Elsevier, CJC Open, Volume 3, December 2021
d'Entremont M.-A., Wee C.C., Nguyen M., Couture E.L., Lemaire-Paquette S., Kouz S. et al.

Background: Although prior studies have demonstrated racial disparities regarding acute coronary syndrome (ACS) care within private or mixed healthcare systems, few researchers have explored such disparities within universal healthcare systems. We aimed to evaluate the quality and outcomes of in-hospital ACS management for White patients vs patients of colour, within a universal healthcare context.

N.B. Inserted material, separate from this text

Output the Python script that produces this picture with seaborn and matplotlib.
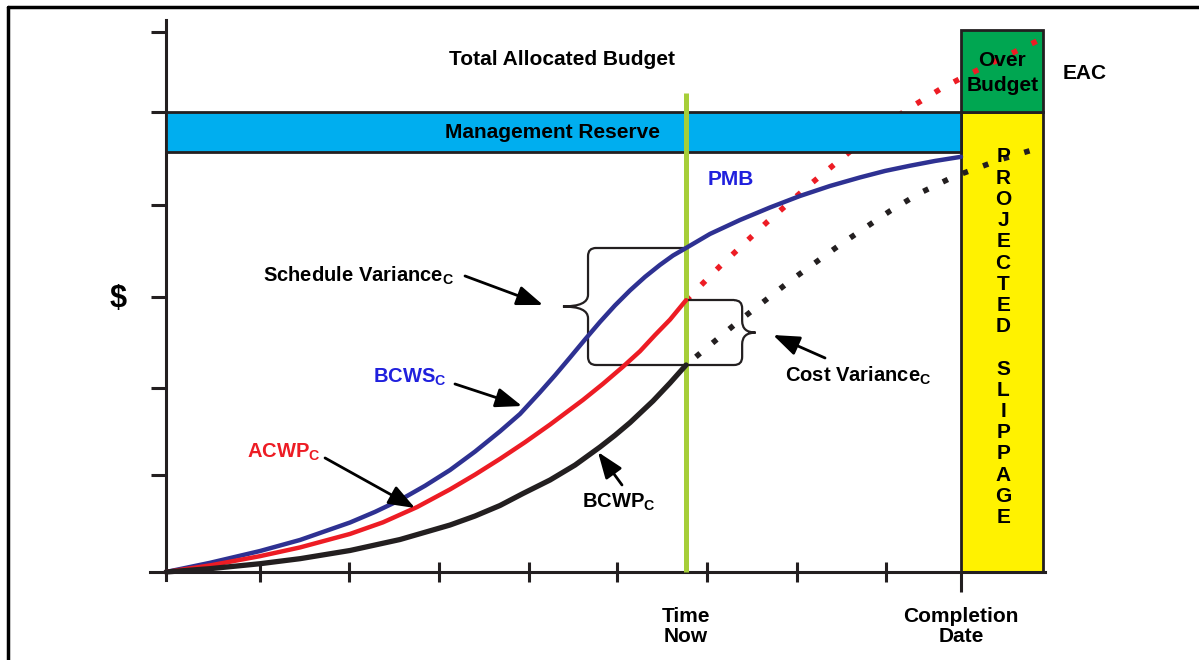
import matplotlib
matplotlib.use("Agg")
import matplotlib.pyplot as plt
import seaborn as sns
from matplotlib.patches import Rectangle, PathPatch
from matplotlib.path import Path
from matplotlib.lines import Line2D

# ---------------- data (time periods, $ units) ----------------
time_bcws = [0.000, 0.491, 1.049, 1.496, 2.054, 2.333, 2.612, 2.891, 3.170, 3.449,
             3.728, 3.951, 4.174, 4.342, 4.509, 4.676, 4.844, 5.011, 5.179, 5.346,
             5.513, 5.658, 5.804, 6.071, 6.406, 6.741, 7.076, 7.411, 7.746, 8.025,
             8.304, 8.583, 8.873]
bcws = [0.000, 0.102, 0.233, 0.356, 0.550, 0.668, 0.800, 0.958, 1.133, 1.338,
        1.563, 1.756, 1.997, 2.186, 2.383, 2.583, 2.779, 2.962, 3.129, 3.279,
        3.412, 3.516, 3.600, 3.756, 3.911, 4.050, 4.178, 4.289, 4.384, 4.456,
        4.514, 4.567, 4.613]

time_acwp = [0.000, 0.491, 1.049, 1.496, 2.054, 2.422, 2.801, 3.170, 3.449, 3.728,
             4.007, 4.286, 4.654, 4.877, 5.100, 5.290, 5.458, 5.625, 5.804]
acwp = [0.000, 0.073, 0.176, 0.273, 0.423, 0.552, 0.721, 0.918, 1.082, 1.257,
        1.442, 1.638, 1.912, 2.091, 2.281, 2.453, 2.633, 2.804, 3.020]

time_bcwp = [0.000, 0.491, 1.049, 1.496, 2.054, 2.612, 3.170, 3.449, 3.728, 3.984,
             4.286, 4.565, 4.844, 5.011, 5.179, 5.435, 5.625, 5.804]
bcwp = [0.000, 0.037, 0.092, 0.148, 0.239, 0.361, 0.522, 0.622, 0.739, 0.872,
        1.022, 1.188, 1.389, 1.519, 1.660, 1.900, 2.100, 2.300]

time_eac = [5.804, 6.183, 6.708, 7.188, 7.634, 8.248, 8.638, 8.873, 9.308, 9.810]
eac_proj = [3.020, 3.397, 3.888, 4.306, 4.672, 5.124, 5.363, 5.486, 5.700, 5.942]

time_proj = [5.804, 6.406, 6.964, 7.522, 8.080, 8.415, 8.783, 9.308, 9.810]
bcwp_proj = [2.300, 2.798, 3.233, 3.636, 4.011, 4.211, 4.389, 4.581, 4.731]

time_now = 5.804
completion = 8.873
slip_end = 9.79
pmb_top = 4.67            # bottom of management reserve
tab = 5.11                # total allocated budget
eac_top = 6.02

x_ticks = [1.05, 2.04, 3.05, 4.05, 5.03, 6.04, 7.04, 8.04]
y_ticks = [1.08, 2.04, 3.06, 4.08, 5.11, 6.00]

slip_letters = list("PROJECTED") + [""] + list("SLIPPAGE")

# ---------------- style ----------------
sns.set_theme(style="white")
plt.rcParams["font.family"] = ["Liberation Sans", "DejaVu Sans"]
plt.rcParams["mathtext.fontset"] = "custom"
plt.rcParams["mathtext.bf"] = "Liberation Sans:bold"
plt.rcParams["mathtext.rm"] = "Liberation Sans"
plt.rcParams["mathtext.it"] = "Liberation Sans:italic"

INK = "#231F20"
NAVY = "#2E3192"
RED = "#ED1C24"
LBLUE = "#2020DD"

fig = plt.figure(figsize=(11.99, 6.6), dpi=100)
fig.patch.set_facecolor("white")
ax = fig.add_axes([150 / 1199, 80 / 660, 895 / 1199, 560 / 660])
ax.set_facecolor("white")
ax.set_xlim(-0.1786, 9.81)
ax.set_ylim(-0.0889, 6.133)

# spines
for s in ["top", "right"]:
    ax.spines[s].set_visible(False)
for s in ["left", "bottom"]:
    ax.spines[s].set_position(("data", 0))
    ax.spines[s].set_linewidth(2.2)
    ax.spines[s].set_color(INK)
    ax.spines[s].set_zorder(2.5)

ax.set_xticks(x_ticks)
ax.set_xticks([completion], minor=True)
ax.set_yticks(y_ticks)
ax.set_xticklabels([])
ax.set_yticklabels([])
ax.set_xticklabels([], minor=True)
ax.tick_params(axis="x", which="major", direction="inout", length=15, width=2.2,
               color=INK, bottom=True)
ax.tick_params(axis="x", which="minor", direction="out", length=14.5, width=2.2,
               color=INK, bottom=True)
ax.tick_params(axis="y", which="major", direction="out", length=10.5, width=2.2,
               color=INK, left=True)
ax.grid(False)

# boxes
ax.add_patch(Rectangle((completion, 0), slip_end - completion, tab,
                       fc="#FFF200", ec=INK, lw=2, zorder=1))
ax.add_patch(Rectangle((completion, tab), slip_end - completion, eac_top - tab,
                       fc="#00A651", ec=INK, lw=2, zorder=1))

# projections (dotted)
sns.lineplot(x=time_eac, y=eac_proj, color=RED, linewidth=4.0,
             linestyle=(0, (1, 2.9)), sort=False, estimator=None, ax=ax, zorder=2)
sns.lineplot(x=time_proj, y=bcwp_proj, color=INK, linewidth=4.0,
             linestyle=(1.6, (1, 2.9)), sort=False, estimator=None, ax=ax, zorder=2)

# management reserve bar
ax.add_patch(Rectangle((0, pmb_top), completion, tab - pmb_top,
                       fc="#00AEEF", ec=INK, lw=2, zorder=3))

# time now line
ax.plot([time_now, time_now], [0, 5.32], color="#A6CE39", lw=3.6, zorder=3.5,
        solid_capstyle="butt")

# curves
for tx, ty, col, lw in [(time_bcws, bcws, NAVY, 3.2), (time_acwp, acwp, RED, 3.2),
                        (time_bcwp, bcwp, INK, 3.8)]:
    sns.lineplot(x=tx, y=ty, color=col, linewidth=lw, sort=False, estimator=None,
                 ax=ax, zorder=5, solid_joinstyle="round")


# braces
def brace(x_line, y_top, y_bot, tip_x, r=0.09, rt=0.13):
    d = 1 if tip_x < x_line else -1
    ym = (y_top + y_bot) / 2
    verts = [
        (x_line + d * r, y_top), (x_line, y_top), (x_line, y_top - r),
        (x_line, ym + rt),
        (x_line, ym), (tip_x, ym),
        (x_line, ym), (x_line, ym - rt),
        (x_line, y_bot + r),
        (x_line, y_bot), (x_line + d * r, y_bot),
    ]
    codes = [Path.MOVETO, Path.CURVE3, Path.CURVE3, Path.LINETO,
             Path.CURVE3, Path.CURVE3, Path.CURVE3, Path.CURVE3,
             Path.LINETO, Path.CURVE3, Path.CURVE3]
    ax.add_patch(PathPatch(Path(verts, codes), fc="none", ec=INK, lw=1.6, zorder=4))


sv_x, sv_tip = 4.71, 4.43
cv_x, cv_tip = 6.43, 6.58
bcws_now, acwp_now, bcwp_now = bcws[time_bcws.index(time_now)], acwp[-1], bcwp[-1]
brace(sv_x, bcws_now, bcwp_now, sv_tip)
brace(cv_x, acwp_now, bcwp_now, cv_tip)
ax.plot([sv_x + 0.09, time_now], [bcws_now, bcws_now], color=INK, lw=1.6, zorder=4)
ax.plot([sv_x + 0.09, cv_x - 0.09], [bcwp_now, bcwp_now], color=INK, lw=1.6, zorder=4)
ax.plot([time_now, cv_x - 0.09], [acwp_now, acwp_now], color=INK, lw=1.6, zorder=4)

# texts
bold = dict(fontweight="bold", color="black")
ax.text(4.414, 5.633, "Total Allocated Budget", ha="center", va="baseline", fontsize=15, **bold)
ax.text(4.314, 4.822, "Management Reserve", ha="center", va="baseline", fontsize=15, **bold)
ax.text(6.306, 4.30, "PMB", ha="center", va="baseline", fontsize=15,
        fontweight="bold", color=LBLUE)
ax.text(10.251, 5.478, "EAC", ha="center", va="baseline", fontsize=15, **bold)
ax.text(9.335, 5.622, "Over", ha="center", va="baseline", fontsize=15, **bold, zorder=6)
ax.text(9.342, 5.344, "Budget", ha="center", va="baseline", fontsize=15, **bold, zorder=6)
ax.text(-0.536, 3.03, "$", ha="center", va="center", fontsize=22, **bold)
ax.text(time_now, -0.556, "Time", ha="center", va="baseline", fontsize=15, **bold)
ax.text(time_now, -0.778, "Now", ha="center", va="baseline", fontsize=15, **bold)
ax.text(completion, -0.556, "Completion", ha="center", va="baseline", fontsize=15, **bold)
ax.text(completion, -0.778, "Date", ha="center", va="baseline", fontsize=15, **bold)

for i, ch in enumerate(slip_letters):
    if ch:
        ax.text(9.342, 4.55 - 0.2356 * i, ch, ha="center", va="baseline",
                fontsize=15, zorder=6, **bold)

ax.text(1.083, 3.222, r"Schedule Variance$_\mathbf{C}$", ha="left", va="baseline",
        fontsize=14.5, **bold)
ax.text(2.310, 2.10, r"BCWS$_\mathbf{C}$", ha="left", va="baseline",
        fontsize=14.5, fontweight="bold", color=LBLUE)
ax.text(0.904, 1.267, r"ACWP$_\mathbf{C}$", ha="left", va="baseline",
        fontsize=14.5, fontweight="bold", color=RED)
ax.text(4.643, 0.711, r"BCWP$_\mathbf{C}$", ha="left", va="baseline",
        fontsize=14.5, **bold)
ax.text(6.908, 2.111, r"Cost Variance$_\mathbf{C}$", ha="left", va="baseline",
        fontsize=14.5, **bold)

arrow = dict(arrowstyle="-|>,head_length=0.8,head_width=0.3", color="black",
             lw=2, mutation_scale=20, shrinkA=0, shrinkB=0)
for tail, head in [((3.337, 3.289), (4.208, 2.967)),
                   ((3.225, 2.089), (3.973, 1.844)),
                   ((1.775, 1.267), (2.779, 0.711)),
                   ((5.089, 0.967), (4.821, 1.333)),
                   ((7.355, 2.378), (6.775, 2.633))]:
    ax.annotate("", xy=head, xytext=tail, arrowprops=arrow, zorder=7)

# outer frame
fig.add_artist(Line2D([8 / 1199, 8 / 1199], [0, 1 - 7 / 660], transform=fig.transFigure,
                      color="black", lw=2.5))
fig.add_artist(Line2D([8 / 1199, 1], [1 - 7 / 660, 1 - 7 / 660], transform=fig.transFigure,
                      color="black", lw=2.5))

fig.savefig("out.png", dpi=100, facecolor="white")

Methods: We performed a post hoc analysis of the Acute Myocardial Infarction - Knowledge Translation to Optimize Adherence to Evidence-Based Therapy study, a cluster-randomized trial evaluating a knowledge-translation intervention at 24 hospitals in Quebec, Canada (years: 2009 and 2012). The primary endpoint was coronary catheterization. The secondary endpoints included in-hospital mortality, percutaneous and surgical coronary revascularization, major bleeding, total stroke, and discharge prescription of evidence-based medical therapy. Results: Of 3444 included patients, 2738 were White, and 706 were people of colour. The mean age was 68.2 years (33.3% women) among White patients and 69.5 years (36.0% women) among patients of colour. Patients of colour were less likely to undergo in-hospital coronary catheterization than were White patients (74.5% vs 80.3%, P = 0.001). This difference was attenuated after adjusting for patient-level characteristics (odds ratio 0.89; 95% confidence interval 0.73-1.09), and it was eliminated after adjusting for hospital-level characteristics (odds ratio 1.04; 95% confidence interval 0.73-1.49). Conclusions: Racial disparity in coronary catheterization for ACS persists within a universal healthcare context. Patients’ comorbidities and hospital-level factors may be partially responsible for this inequality. Future research on cardiovascular healthcare in patients with diverse racial/ethnic backgrounds in universal healthcare systems is needed to remediate racial inequality in ACS management.